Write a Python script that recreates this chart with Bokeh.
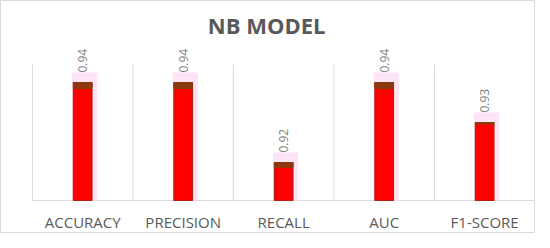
import math
from bokeh.plotting import figure
from bokeh.models import ColumnDataSource, Range1d
from bokeh.core.properties import value
from bokeh.embed import file_html
from bokeh.resources import INLINE

# ---- data ----
categories = ["ACCURACY", "PRECISION", "RECALL", "AUC", "F1-SCORE"]
scores = [0.94, 0.94, 0.92, 0.94, 0.93]
cap_heights = [0.0015, 0.0015, 0.0012, 0.0015, 0.0004]
axis_min = 0.9105
grid_top = 0.9445
title_text = "NB MODEL"

# ---- layout constants (data space, 40 px per 0.01) ----
y_lo, y_hi = 0.90225, 0.9605
x_lo, x_hi = -0.318, 5.006
cat_label_y = 0.90525
title_x, title_y = 2.33, 0.9543
label_gap = 0.0025

n = len(categories)
xs = [i + 0.5 for i in range(n)]
src = ColumnDataSource(dict(
    x=xs,
    xh=[v + 0.02 for v in xs],
    top=scores,
    cap_bottom=[s - c for s, c in zip(scores, cap_heights)],
    halo_top=[s + label_gap for s in scores],
    label=[f"{s:.2f}" for s in scores],
    cat=categories,
    cat_y=[cat_label_y] * n,
))

p = figure(width=535, height=233, output_backend="svg", toolbar_location=None,
           x_range=Range1d(x_lo, x_hi), y_range=Range1d(y_lo, y_hi),
           x_axis_location=None, y_axis_location=None,
           min_border=0)
p.outline_line_color = "#d9d9d9"
p.outline_line_width = 1
p.background_fill_color = "white"
p.border_fill_color = "white"
p.xgrid.grid_line_color = None
p.ygrid.grid_line_color = None

# category separators and base line
bounds = list(range(n + 1))
p.segment(x0=bounds, y0=[axis_min] * (n + 1), x1=bounds, y1=[grid_top] * (n + 1),
          line_color="#d9d9d9", line_width=1)
p.segment(x0=[0], y0=[axis_min], x1=[n], y1=[axis_min],
          line_color="#d9d9d9", line_width=1)

# halo
p.vbar(x="xh", width=0.25, top="halo_top", bottom=axis_min, source=src,
       fill_color="#fde4f6", line_color=None)
# bars
p.vbar(x="x", width=0.185, top="top", bottom=axis_min, source=src,
       fill_color="#ff0000", line_color="#b3200f", line_width=1.2)
# caps
p.vbar(x="x", width=0.185, top="top", bottom="cap_bottom", source=src,
       fill_color="#8b3a10", line_color="#8b3a10", line_width=1)

# value labels
p.text(x="x", y="halo_top", text="label", source=src, angle=math.pi / 2,
       text_align="left", text_baseline="middle",
       text_font=value("Open Sans"), text_font_size="12px",
       text_color="#7f7f7f")

# category labels
p.text(x="x", y="cat_y", text="cat", source=src,
       text_align="center", text_baseline="middle",
       text_font=value("Open Sans"), text_font_size="15px",
       text_color="#595959")

# title
p.text(x=[title_x], y=[title_y], text=[title_text],
       text_align="center", text_baseline="middle",
       text_font=value("Open Sans"), text_font_style="bold",
       text_font_size="22px", text_color="#595959")

open("out.html", "w").write(file_html(p, INLINE))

--

What you should do - Reproduce the material word for word, minus the images.

Output below -
Write a Python script that recreates this chart with Bokeh.
import math
from bokeh.plotting import figure
from bokeh.models import ColumnDataSource, Range1d
from bokeh.core.properties import value
from bokeh.embed import file_html
from bokeh.resources import INLINE

# ---- data ----
categories = ["ACCURACY", "PRECISION", "RECALL", "AUC", "F1-SCORE"]
scores = [0.94, 0.94, 0.92, 0.94, 0.93]
cap_heights = [0.0015, 0.0015, 0.0012, 0.0015, 0.0004]
axis_min = 0.9105
grid_top = 0.9445
title_text = "NB MODEL"

# ---- layout constants (data space, 40 px per 0.01) ----
y_lo, y_hi = 0.90225, 0.9605
x_lo, x_hi = -0.318, 5.006
cat_label_y = 0.90525
title_x, title_y = 2.33, 0.9543
label_gap = 0.0025

n = len(categories)
xs = [i + 0.5 for i in range(n)]
src = ColumnDataSource(dict(
    x=xs,
    xh=[v + 0.02 for v in xs],
    top=scores,
    cap_bottom=[s - c for s, c in zip(scores, cap_heights)],
    halo_top=[s + label_gap for s in scores],
    label=[f"{s:.2f}" for s in scores],
    cat=categories,
    cat_y=[cat_label_y] * n,
))

p = figure(width=535, height=233, output_backend="svg", toolbar_location=None,
           x_range=Range1d(x_lo, x_hi), y_range=Range1d(y_lo, y_hi),
           x_axis_location=None, y_axis_location=None,
           min_border=0)
p.outline_line_color = "#d9d9d9"
p.outline_line_width = 1
p.background_fill_color = "white"
p.border_fill_color = "white"
p.xgrid.grid_line_color = None
p.ygrid.grid_line_color = None

# category separators and base line
bounds = list(range(n + 1))
p.segment(x0=bounds, y0=[axis_min] * (n + 1), x1=bounds, y1=[grid_top] * (n + 1),
          line_color="#d9d9d9", line_width=1)
p.segment(x0=[0], y0=[axis_min], x1=[n], y1=[axis_min],
          line_color="#d9d9d9", line_width=1)

# halo
p.vbar(x="xh", width=0.25, top="halo_top", bottom=axis_min, source=src,
       fill_color="#fde4f6", line_color=None)
# bars
p.vbar(x="x", width=0.185, top="top", bottom=axis_min, source=src,
       fill_color="#ff0000", line_color="#b3200f", line_width=1.2)
# caps
p.vbar(x="x", width=0.185, top="top", bottom="cap_bottom", source=src,
       fill_color="#8b3a10", line_color="#8b3a10", line_width=1)

# value labels
p.text(x="x", y="halo_top", text="label", source=src, angle=math.pi / 2,
       text_align="left", text_baseline="middle",
       text_font=value("Open Sans"), text_font_size="12px",
       text_color="#7f7f7f")

# category labels
p.text(x="x", y="cat_y", text="cat", source=src,
       text_align="center", text_baseline="middle",
       text_font=value("Open Sans"), text_font_size="15px",
       text_color="#595959")

# title
p.text(x=[title_x], y=[title_y], text=[title_text],
       text_align="center", text_baseline="middle",
       text_font=value("Open Sans"), text_font_style="bold",
       text_font_size="22px", text_color="#595959")

open("out.html", "w").write(file_html(p, INLINE))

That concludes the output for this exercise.